Edwards married Susan Lloyd Jones at Saint Mary's Church, Rostherne, near Knutsford, Cheshire, on 30 August, 1968. They have two children, James Louis born in 1969 and Lucinda Jane born in 1972.

==Controversy==

===Affairs===
He has been subject to several newspaper allegations about his private life, alleging several affairs. It was also alleged that he used prostitutes while on club business in Britain, Brazil and Switzerland.

===Toilet peeping incident===
Edwards received a police caution following an incident at the Mottram Hall Hotel, near Macclesfield, Cheshire, on 17 August 2002. A woman in her 40s alleged that he had entered the ladies toilets and spied under one of the cubicles at her.

He resigned from the Manchester United board soon after news of the caution broke, and stepped down as chairman seven months later. After the incident, further witnesses came forward stating that they, too, had been victims of similar behaviour in toilets at Old Trafford.

===Careless driving===
In July 2005, Edwards was convicted of careless driving, having been involved in a head-on collision near Conwy, North Wales, that April.
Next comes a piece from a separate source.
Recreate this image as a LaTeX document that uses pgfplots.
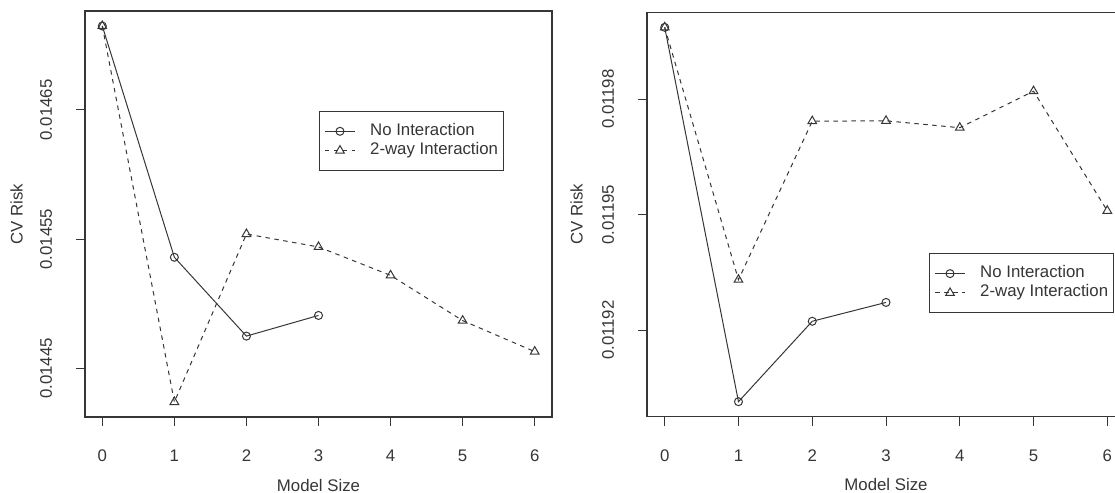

He had just left the A55 near Conwy golf club, and took a right-hand bend on the wrong side of the road. In a letter to the court, Edwards explained how he had assumed he was on a one-way road after leaving the expressway. The driver of the other car, a Vauxhall Corsa, was badly hurt in the crash, after his car had collided with Edwards's Mercedes-Benz. Edwards was fined £500 plus £45 in prosecution costs, as well as receiving five points on his driving licence.